» **What the task asks**:
Nothing beyond the line containing "const cx = d => x(d) + x.bandwidth() / 2;" is to be printed; print exactly each line from the start of the records below through that line, leaving out pictures.

» **Input material**:
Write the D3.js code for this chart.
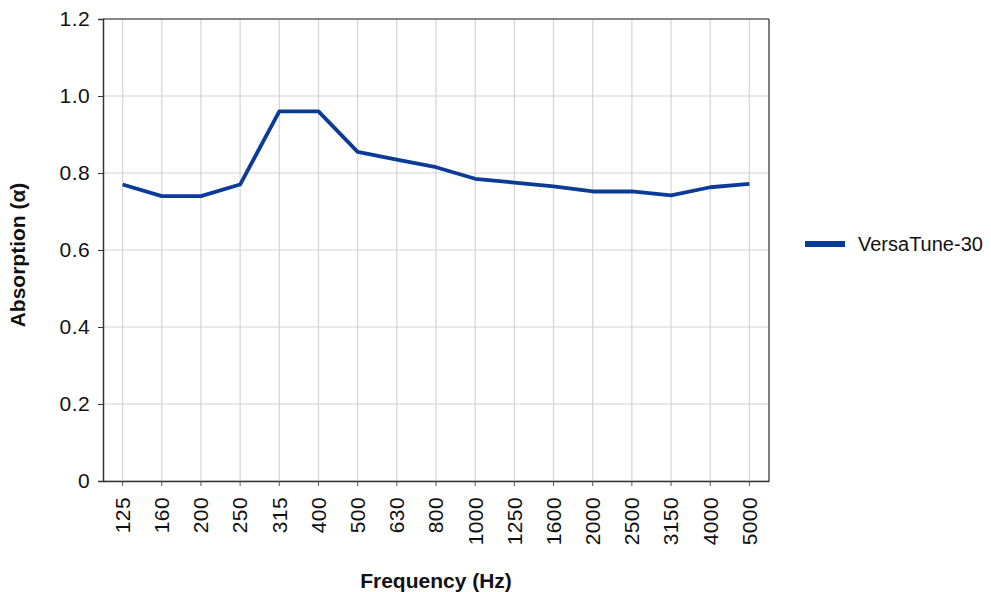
<!DOCTYPE html>
<html>
<head>
<meta charset="utf-8">
<script src="https://cdn.jsdelivr.net/npm/d3@7"></script>
<style>
  body { margin: 0; background: #fff; }
  svg { font-family: "Liberation Sans", Arial, sans-serif; }
</style>
</head>
<body>
<svg id="chart" width="991" height="592"></svg>
<script>
// data
const frequencies = ["125", "160", "200", "250", "315", "400", "500", "630", "800", "1000",
  "1250", "1600", "2000", "2500", "3150", "4000", "5000"];
const absorption = [0.77, 0.74, 0.74, 0.77, 0.96, 0.96, 0.855, 0.835, 0.815, 0.785,
  0.775, 0.765, 0.752, 0.752, 0.742, 0.763, 0.772];
const yTicks = [0, 0.2, 0.4, 0.6, 0.8, 1.0, 1.2];
const seriesName = "VersaTune-30";

const svg = d3.select("#chart");
const plotLeft = 103, plotRight = 769, plotTop = 19, plotBottom = 481;
const lineColor = "#0b3b96";
const fontFam = "Liberation Sans, Arial, sans-serif";

const x = d3.scaleBand().domain(frequencies).range([plotLeft, plotRight]).padding(0);
const y = d3.scaleLinear().domain([0, 1.2]).range([plotBottom, plotTop]);
const cx = d => x(d) + x.bandwidth() / 2;

// horizontal grid
svg.append("g").selectAll("line").data(yTicks).enter().append("line")
  .attr("x1", plotLeft).attr("x2", plotRight)
  .attr("y1", d => y(d)).attr("y2", d => y(d))
  .attr("stroke", "#d4d4d4").attr("stroke-width", 1.2);
// vertical grid at category centres
svg.append("g").selectAll("line").data(frequencies).enter().append("line")
  .attr("x1", d => cx(d)).attr("x2", d => cx(d))
  .attr("y1", plotTop).attr("y2", plotBottom)
  .attr("stroke", "#d4d4d4").attr("stroke-width", 1.2);

// frame: top and right
svg.append("line").attr("x1", plotLeft).attr("x2", plotRight).attr("y1", plotTop).attr("y2", plotTop)
  .attr("stroke", "#666").attr("stroke-width", 1.5);
svg.append("line").attr("x1", plotRight).attr("x2", plotRight).attr("y1", plotTop).attr("y2", plotBottom)
  .attr("stroke", "#555").attr("stroke-width", 1.5);

// y axis
const yAxis = svg.append("g")
  .attr("transform", "translate(" + plotLeft + ",0)")
  .call(d3.axisLeft(y).tickValues(yTicks).tickSize(5).tickPadding(8)
    .tickFormat(d => d === 0 ? "0" : d3.format(".1f")(d)));
yAxis.select(".domain").attr("stroke", "#333").attr("stroke-width", 1.5);
yAxis.selectAll(".tick line").attr("stroke", "#333");
yAxis.selectAll("text").attr("font-size", 21).attr("fill", "#111")
  .attr("font-family", fontFam).attr("letter-spacing", 0.4);

// x axis
const xAxis = svg.append("g")
  .attr("transform", "translate(0," + plotBottom + ")")
  .call(d3.axisBottom(x).tickSize(5).tickSizeOuter(0));
xAxis.select(".domain").attr("stroke", "#333").attr("stroke-width", 1.5);
xAxis.selectAll(".tick line").attr("stroke", "#555");
xAxis.selectAll("text")
  .attr("font-size", 21).attr("fill", "#111")
  .attr("font-family", fontFam)
  .attr("letter-spacing", 0.4)
  .attr("text-anchor", "end")
  .attr("transform", "rotate(-90)")
  .attr("x", -16).attr("y", 0).attr("dy", "0.35em");

// series line
const line = d3.line()
  .x((d, i) => cx(frequencies[i]))
  .y(d => y(d));
svg.append("path").datum(absorption)
  .attr("d", line)
  .attr("fill", "none")
  .attr("stroke", lineColor)
  .attr("stroke-width", 3.8)
  .attr("stroke-linejoin", "round");

// axis titles
svg.append("text")
  .attr("transform", "translate(25,255) rotate(-90)")
  .attr("text-anchor", "middle")
  .attr("font-size", 21).attr("font-weight", "bold").attr("fill", "#111")
  .text("Absorption (α)");
svg.append("text")
  .attr("x", (plotLeft + plotRight) / 2).attr("y", 588)
  .attr("text-anchor", "middle")
  .attr("font-size", 21).attr("font-weight", "bold").attr("fill", "#111")
  .text("Frequency (Hz)");

// legend
const legend = svg.append("g").attr("transform", "translate(805,244)");
legend.append("line").attr("x1", 0).attr("x2", 40).attr("y1", 0).attr("y2", 0)
  .attr("stroke", lineColor).attr("stroke-width", 6);
legend.append("text").attr("x", 53).attr("y", 0).attr("dy", "0.35em")
  .attr("font-size", 20).attr("fill", "#111")
  .text(seriesName);
</script>
</body>
</html>
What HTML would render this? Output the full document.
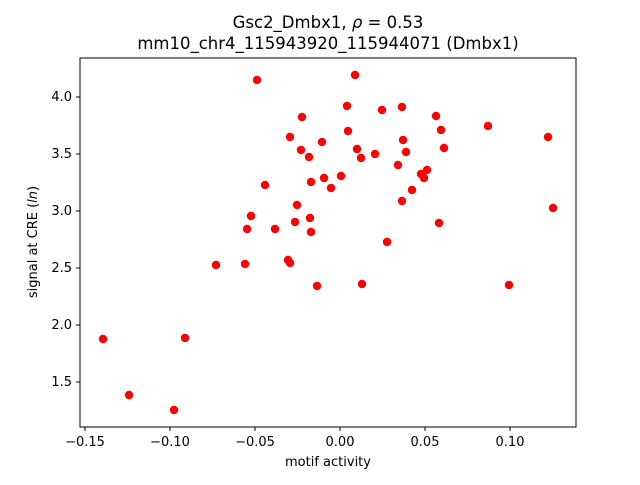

» **Answer for the task**:
Write the D3.js code for this chart.
<!DOCTYPE html>
<html>
<head>
<meta charset="utf-8">
<script src="https://cdn.jsdelivr.net/npm/d3@7"></script>
<style>
  body { margin: 0; background: #fff; }
  svg { font-family: "Liberation Sans", Arial, sans-serif; }
</style>
</head>
<body>
<svg id="chart" width="991" height="592"></svg>
<script>
// data
const frequencies = ["125", "160", "200", "250", "315", "400", "500", "630", "800", "1000",
  "1250", "1600", "2000", "2500", "3150", "4000", "5000"];
const absorption = [0.77, 0.74, 0.74, 0.77, 0.96, 0.96, 0.855, 0.835, 0.815, 0.785,
  0.775, 0.765, 0.752, 0.752, 0.742, 0.763, 0.772];
const yTicks = [0, 0.2, 0.4, 0.6, 0.8, 1.0, 1.2];
const seriesName = "VersaTune-30";

const svg = d3.select("#chart");
const plotLeft = 103, plotRight = 769, plotTop = 19, plotBottom = 481;
const lineColor = "#0b3b96";
const fontFam = "Liberation Sans, Arial, sans-serif";

const x = d3.scaleBand().domain(frequencies).range([plotLeft, plotRight]).padding(0);
const y = d3.scaleLinear().domain([0, 1.2]).range([plotBottom, plotTop]);
const cx = d => x(d) + x.bandwidth() / 2;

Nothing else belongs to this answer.